The young hellions of the Italian Futurist movement began in 1909 to develop an art and philosophy of energy and dynamism to force their classically laden past to merge with the future of a speeding automobile. Much of the nihilism and many of the tactics they developed were picked up several years later by the Dadaists, whose cabaret's drums and performances beat steadily against, or perhaps in tune with, the drums of war.

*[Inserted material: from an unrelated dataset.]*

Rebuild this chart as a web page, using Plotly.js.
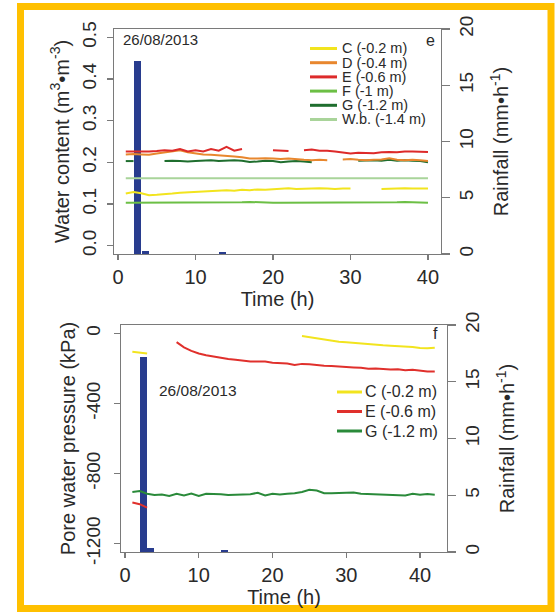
<!DOCTYPE html>
<html>
<head>
<meta charset="utf-8">
<script src="https://cdn.plot.ly/plotly-3.0.1.min.js"></script>
<style>
html,body{margin:0;padding:0;background:#fff;}
#chart{width:555px;height:612px;}
</style>
</head>
<body>
<div id="chart"></div>
<script>
// ---------- DATA ----------
const timeTop = [1,2,3,4,5,6,7,8,9,10,11,12,13,14,15,16,17,18,19,20,21,22,23,24,25,26,27,28,29,30,31,32,33,34,35,36,37,38,39,40];
const wcC = [0.125,0.129,0.126,0.121,0.122,0.123,0.125,0.127,0.128,0.129,0.130,0.130,0.131,0.133,0.132,0.134,0.133,0.135,0.134,0.135,0.136,0.138,0.136,0.137,0.137,0.138,0.137,0.136,0.137,0.137,null,null,null,0.136,0.137,0.137,0.138,0.137,0.137,0.137];
const wcD = [0.219,0.220,0.219,0.218,0.221,0.224,0.227,0.229,0.224,0.221,0.219,0.218,0.217,0.216,0.214,0.212,0.209,0.209,0.210,0.209,0.208,0.209,0.207,0.206,0.205,0.206,0.205,null,0.207,0.208,0.206,0.205,0.206,0.207,0.210,0.206,0.205,0.206,0.205,0.203];
const wcE = [0.226,0.226,0.225,0.226,0.227,0.229,0.228,0.232,0.226,0.229,0.226,0.232,0.228,0.237,0.228,0.232,null,null,null,0.229,0.228,0.227,null,0.229,0.231,0.228,0.228,0.226,0.224,0.221,0.223,0.222,0.222,0.224,0.225,0.224,0.226,0.226,0.226,0.225];
const wcF = [0.103,0.103,0.103,0.103,0.103,0.103,0.103,0.103,0.103,0.103,0.103,0.103,0.103,0.103,0.103,0.104,0.105,0.104,0.103,0.103,0.103,0.103,0.103,0.103,0.103,0.103,0.103,0.103,0.103,0.103,0.103,0.103,0.103,0.103,0.104,0.104,0.105,0.104,0.103,0.103];
const wcG = [0.203,0.203,null,null,null,0.203,0.204,0.203,0.202,0.203,0.204,0.205,0.203,0.204,0.205,0.204,0.201,0.202,0.204,0.203,0.200,0.202,0.203,0.202,0.200,null,null,null,null,null,0.204,0.205,0.205,0.204,0.206,0.204,0.205,0.204,0.203,0.200];
const wcWb = [0.162,0.162,0.162,0.162,0.162,0.162,0.162,0.162,0.162,0.162,0.162,0.162,0.162,0.162,0.162,0.162,0.162,0.162,0.162,0.162,0.162,0.162,0.162,0.162,0.162,0.162,0.162,0.162,0.162,0.162,0.162,0.162,0.162,0.162,0.162,0.162,0.162,0.162,0.162,0.162];

const timeBottom = [1,2,3,4,5,6,7,8,9,10,11,12,13,14,15,16,17,18,19,20,21,22,23,24,25,26,27,28,29,30,31,32,33,34,35,36,37,38,39,40,41,42];
const pwpC = [-105,-108,-115,null,null,null,null,null,null,null,null,null,null,null,null,null,null,null,null,null,null,null,null,-15,-22,-28,-36,-42,-47,-51,-55,-59,-62,-65,-68,-70,-72,-74,-77,-83,-85,-82];
const pwpE = [-965,-975,-995,null,null,null,-50,-80,-100,-115,-125,-133,-140,-146,-150,-157,-160,-160,-161,-167,-170,-172,-180,-174,-176,-182,-184,-186,-190,-192,-194,-196,-202,-200,-204,-206,-205,-210,-208,-215,-218,-217];
const pwpG = [-905,-900,-915,-922,-920,-928,-915,-925,-914,-928,-915,-915,-918,-922,-920,-917,-918,-910,-925,-915,-920,-916,-913,-905,-893,-897,-912,-913,-912,-914,-909,-915,-916,-920,-921,-923,-920,-925,-915,-921,-917,-921];

const rainTime = [2.5, 3.5, 13.5];
const rainTop = [17.2, 0.3, 0.15];
const rainBottom = [17.2, 0.35, 0.15];

const topNames = ['C (-0.2 m)','D (-0.4 m)','E (-0.6 m)','F (-1 m)','G (-1.2 m)','W.b. (-1.4 m)'];
const bottomNames = ['C (-0.2 m)','E (-0.6 m)','G (-1.2 m)'];
const wcTickVals = [0,0.1,0.2,0.3,0.4,0.5];
const pwpTickVals = [0,-400,-800,-1200];
const pwpTickText = ['0','-400','-800','-1200'];
const rainTickVals = [0,5,10,15,20];
const timeTickVals = [0,10,20,30,40];
const dateLabel = '26/08/2013';

// ---------- STYLE ----------
const W = 555, H = 612;
const px = v => v / W;
const py = v => 1 - v / H;
const topColors = ['#F2E41E','#E8872E','#DD2A2A','#6CBF45','#1F6E2E','#A9D49A'];
const bottomColors = ['#F2E41E','#E0302C','#2A8A3A'];
const barColor = '#283C8E';
const axisCol = '#7a7a7a';
const txtCol = '#2a2a2a';
const FONT = 'Liberation Sans, Arial, sans-serif';

const topSeries = [wcC, wcD, wcE, wcF, wcG, wcWb];
const bottomSeries = [pwpC, pwpE, pwpG];

const traces = [];
traces.push({type:'bar', x:rainTime, y:rainTop, width:0.9, marker:{color:barColor, line:{width:0}}, xaxis:'x', yaxis:'y', showlegend:false, hoverinfo:'skip'});
const topOrder = [5,3,0,4,1,2];
topOrder.forEach(i => traces.push({type:'scatter', mode:'lines', x:timeTop, y:topSeries[i], name:topNames[i], line:{color:topColors[i], width:2}, connectgaps:false, xaxis:'x', yaxis:'y2', showlegend:false}));
traces.push({type:'bar', x:rainTime, y:rainBottom, width:0.9, marker:{color:barColor, line:{width:0}}, xaxis:'x2', yaxis:'y3', showlegend:false, hoverinfo:'skip'});
bottomSeries.forEach((s,i) => traces.push({type:'scatter', mode:'lines', x:timeBottom, y:s, name:bottomNames[i], line:{color:bottomColors[i], width:2}, connectgaps:false, xaxis:'x2', yaxis:'y4', showlegend:false}));

const tickFont = {family:FONT, size:19, color:txtCol};
const xTickFont = {family:FONT, size:20, color:txtCol};
const titleFont = {family:FONT, size:20, color:txtCol};
const common = {showgrid:false, zeroline:false, showline:true, linecolor:axisCol, linewidth:1.3, ticks:'outside', tickcolor:axisCol, tickwidth:1.3, tickfont:tickFont, fixedrange:true};

const shapes = [];
const annotations = [];
// frame
shapes.push({type:'rect', xref:'paper', yref:'paper', x0:px(20.5), x1:px(551), y0:py(608.5), y1:py(6.5), line:{color:'#FFC000', width:7}, fillcolor:'rgba(0,0,0,0)'});

// top legend
topNames.forEach((n,i) => {
  const y = 48.5 + i*14.2;
  shapes.push({type:'line', xref:'paper', yref:'paper', x0:px(310), x1:px(337), y0:py(y), y1:py(y), line:{color:topColors[i], width:3}});
  annotations.push({xref:'paper', yref:'paper', x:px(341), y:py(y), xanchor:'left', yanchor:'middle', text:n, showarrow:false, borderpad:0, font:{family:FONT, size:14.5, color:txtCol}});
});
// bottom legend
bottomNames.forEach((n,i) => {
  const y = 392 + i*19.5;
  shapes.push({type:'line', xref:'paper', yref:'paper', x0:px(337), x1:px(362), y0:py(y), y1:py(y), line:{color:bottomColors[i], width:3}});
  annotations.push({xref:'paper', yref:'paper', x:px(364), y:py(y), xanchor:'left', yanchor:'middle', text:n, showarrow:false, borderpad:0, font:{family:FONT, size:16, color:txtCol}});
});
annotations.push({xref:'paper', yref:'paper', x:px(160), y:py(40), xanchor:'center', yanchor:'middle', text:dateLabel, showarrow:false, font:{family:FONT, size:15, color:txtCol}});
annotations.push({xref:'paper', yref:'paper', x:px(198), y:py(391), xanchor:'center', yanchor:'middle', text:dateLabel, showarrow:false, font:{family:FONT, size:15.5, color:txtCol}});
annotations.push({xref:'paper', yref:'paper', x:px(430), y:py(41), xanchor:'center', yanchor:'middle', text:'e', showarrow:false, font:{family:FONT, size:16, color:txtCol}});
annotations.push({xref:'paper', yref:'paper', x:px(435), y:py(334), xanchor:'center', yanchor:'middle', text:'f', showarrow:false, font:{family:FONT, size:16, color:txtCol}});

const layout = {
  width:W, height:H,
  margin:{l:0, r:0, t:0, b:0, pad:0},
  paper_bgcolor:'#fff', plot_bgcolor:'rgba(0,0,0,0)',
  font:{family:FONT, color:txtCol},
  showlegend:false,
  bargap:0,
  xaxis: Object.assign({}, common, {domain:[px(114), px(441)], range:[-0.52, 41.68], anchor:'y', tickvals:timeTickVals, ticklen:5, mirror:true, tickfont:xTickFont, title:{text:'Time (h)', font:titleFont, standoff:2}}),
  yaxis: Object.assign({}, common, {domain:[py(254), py(29)], range:[0,20], side:'right', anchor:'x', tickvals:rainTickVals, ticklen:8, tickangle:-90, ticklabelstandoff:0, title:{text:'Rainfall (mm•h<sup>-1</sup>)', font:titleFont, standoff:18}}),
  yaxis2: Object.assign({}, common, {overlaying:'y', side:'left', anchor:'x', range:[-0.02, 0.52], tickvals:wcTickVals, tickformat:'.1f', ticklen:6, tickangle:-90, ticklabelstandoff:3, title:{text:'Water content (m<sup>3</sup>•m<sup>-3</sup>)', font:titleFont, standoff:4}}),
  xaxis2: Object.assign({}, common, {domain:[px(121), px(447)], range:[-0.54, 43.66], anchor:'y3', tickvals:timeTickVals, ticklen:5, mirror:true, tickfont:xTickFont, title:{text:'Time (h)', font:titleFont, standoff:3}}),
  yaxis3: Object.assign({}, common, {domain:[py(552), py(325)], range:[0,20], side:'right', anchor:'x2', tickvals:rainTickVals, ticklen:8, tickangle:-90, ticklabelstandoff:0, title:{text:'Rainfall (mm•h<sup>-1</sup>)', font:titleFont, standoff:18}}),
  yaxis4: Object.assign({}, common, {overlaying:'y3', side:'left', anchor:'x2', range:[-1248, 48], tickvals:pwpTickVals, ticktext:pwpTickText, ticklen:6, tickangle:-90, ticklabelstandoff:6, title:{text:'Pore water pressure (kPa)', font:titleFont, standoff:2}}),
  shapes: shapes,
  annotations: annotations
};

Plotly.newPlot('chart', traces, layout, {staticPlot:true, displayModeBar:false});
</script>
</body>
</html>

By 1919, Andre Breton and his group of French poets were direct heirs to Dadaists ideas that had developed across Europe and were beginning to congeal in Paris. By 1922, they began to break away from the Dadaists to form a less negative program. Breton, especially, turned to the ideas of Sigmund Freud to establish a psychoanalytic foundation for the Surrealist dream of revolution. Two years later, Breton published the "First Surrealist Manifesto." Within one year the Surrealists mounted their first exhibition of visual art in Paris, and by 1926 they opened their own art gallery. In 1929 dissension in the Surrealist ranks broke into an open schism against Breton's authoritarian leadership and political alignment with the French Communist Party. This period of crisis in the movement opened a second branch of Surrealism associated with the more radicalized ideas of Georges Bataille. Ironically, new members arrived in the early 1930s, and the movement became known worldwide with a series of international exhibitions that lasted into the 1950s.

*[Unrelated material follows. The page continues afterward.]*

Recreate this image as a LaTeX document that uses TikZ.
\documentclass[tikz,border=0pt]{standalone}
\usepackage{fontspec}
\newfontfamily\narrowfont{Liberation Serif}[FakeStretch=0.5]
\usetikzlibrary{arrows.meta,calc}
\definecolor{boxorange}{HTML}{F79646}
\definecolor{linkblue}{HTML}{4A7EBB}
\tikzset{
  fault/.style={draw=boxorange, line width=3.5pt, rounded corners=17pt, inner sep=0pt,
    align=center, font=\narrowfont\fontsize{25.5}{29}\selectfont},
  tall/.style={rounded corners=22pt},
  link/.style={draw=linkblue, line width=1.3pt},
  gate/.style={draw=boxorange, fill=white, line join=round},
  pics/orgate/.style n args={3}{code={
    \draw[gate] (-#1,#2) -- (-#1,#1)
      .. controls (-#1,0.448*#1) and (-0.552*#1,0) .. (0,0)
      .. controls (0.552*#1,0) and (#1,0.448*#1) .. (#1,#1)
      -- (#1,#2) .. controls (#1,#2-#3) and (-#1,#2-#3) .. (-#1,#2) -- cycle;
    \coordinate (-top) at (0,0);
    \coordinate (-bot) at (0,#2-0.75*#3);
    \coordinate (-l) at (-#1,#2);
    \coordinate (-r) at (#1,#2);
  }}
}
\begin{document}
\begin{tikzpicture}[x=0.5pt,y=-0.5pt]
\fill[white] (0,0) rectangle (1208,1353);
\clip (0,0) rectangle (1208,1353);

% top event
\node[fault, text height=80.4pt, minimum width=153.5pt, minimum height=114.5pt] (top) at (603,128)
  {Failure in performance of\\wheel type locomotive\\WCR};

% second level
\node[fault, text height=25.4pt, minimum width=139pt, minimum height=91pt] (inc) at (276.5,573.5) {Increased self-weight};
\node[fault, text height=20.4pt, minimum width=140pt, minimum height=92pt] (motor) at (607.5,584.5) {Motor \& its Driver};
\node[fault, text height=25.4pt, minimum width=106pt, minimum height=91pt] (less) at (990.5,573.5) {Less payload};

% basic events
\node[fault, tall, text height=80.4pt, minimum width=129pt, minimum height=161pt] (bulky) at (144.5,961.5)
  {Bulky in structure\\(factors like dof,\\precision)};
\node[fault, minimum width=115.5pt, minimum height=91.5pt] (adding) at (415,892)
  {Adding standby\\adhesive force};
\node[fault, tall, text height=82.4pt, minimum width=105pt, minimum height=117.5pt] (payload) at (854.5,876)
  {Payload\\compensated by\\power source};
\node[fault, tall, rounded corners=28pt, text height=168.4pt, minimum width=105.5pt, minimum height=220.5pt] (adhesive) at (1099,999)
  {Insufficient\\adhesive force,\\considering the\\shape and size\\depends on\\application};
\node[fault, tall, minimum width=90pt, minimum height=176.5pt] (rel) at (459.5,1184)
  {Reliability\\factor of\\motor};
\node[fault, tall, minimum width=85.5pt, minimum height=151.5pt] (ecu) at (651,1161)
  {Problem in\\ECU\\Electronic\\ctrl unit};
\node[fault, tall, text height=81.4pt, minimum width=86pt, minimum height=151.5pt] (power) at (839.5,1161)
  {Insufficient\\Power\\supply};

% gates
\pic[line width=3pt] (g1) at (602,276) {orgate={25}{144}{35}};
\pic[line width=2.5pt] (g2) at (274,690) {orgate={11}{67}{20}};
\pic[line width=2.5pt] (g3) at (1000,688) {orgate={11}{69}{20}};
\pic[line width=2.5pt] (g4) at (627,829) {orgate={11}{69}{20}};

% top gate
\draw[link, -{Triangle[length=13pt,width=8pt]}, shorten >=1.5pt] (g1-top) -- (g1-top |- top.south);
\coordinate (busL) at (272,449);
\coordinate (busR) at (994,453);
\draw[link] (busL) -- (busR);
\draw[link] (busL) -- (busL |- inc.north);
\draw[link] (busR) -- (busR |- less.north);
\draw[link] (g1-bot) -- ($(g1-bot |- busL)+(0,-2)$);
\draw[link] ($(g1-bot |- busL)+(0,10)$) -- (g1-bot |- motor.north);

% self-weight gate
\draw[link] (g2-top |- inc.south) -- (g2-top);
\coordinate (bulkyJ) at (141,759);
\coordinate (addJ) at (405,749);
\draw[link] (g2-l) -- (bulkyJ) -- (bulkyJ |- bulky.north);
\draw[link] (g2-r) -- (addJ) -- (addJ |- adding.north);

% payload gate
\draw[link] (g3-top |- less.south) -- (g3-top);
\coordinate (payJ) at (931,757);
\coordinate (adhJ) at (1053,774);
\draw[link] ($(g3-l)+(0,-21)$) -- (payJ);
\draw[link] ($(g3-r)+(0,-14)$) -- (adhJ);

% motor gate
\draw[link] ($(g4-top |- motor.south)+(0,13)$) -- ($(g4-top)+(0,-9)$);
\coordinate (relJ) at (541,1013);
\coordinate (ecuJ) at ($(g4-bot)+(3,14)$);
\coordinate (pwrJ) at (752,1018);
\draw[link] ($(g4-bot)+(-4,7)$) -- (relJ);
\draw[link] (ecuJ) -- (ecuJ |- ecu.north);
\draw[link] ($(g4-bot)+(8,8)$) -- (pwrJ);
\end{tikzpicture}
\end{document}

By 1939, with Franco's Fascist victory in Spain, the Russo-German pact, and the beginning of World War II, the Surrealists, already international in membership and orientation, spread away from the Continent. Many arrived in the United States by 1941 and their presence profoundly affected the development of art in New York. By the end of World War II, the Americans had accumulated sufficient information from the Europeans to begin their own synthesis of ideas, culminating in Abstract Expressionism. But the impact of Surrealist ideas did not end there.
Many of the Surrealists continued to work into the 1950s and '60s, and they provided a focus to two more generations of artists. Young Americans, such as Robert Rauschenberg and Jasper Johns, exhibited with them in the 1950s. Other artists in the late 1950s and 60s involved in Happenings and the beginnings of performance art felt the shaping force of the Surrealists. Assemblage artists, such as Lee Bontecou, and those using organic shapes and psychological motifs, like Louise Bourgeois, owed much of their aesthetic to the first systematic explorations of the psyche employed by Surrealism.
A book on Surrealism also becomes a book addressed to the avant-garde spirit, a span of time and ideas which forms a large part of the most stimulating art and ideas in the twentieth century. It was a period of great promise, a Utopia, where they dreamed the dream of revolution.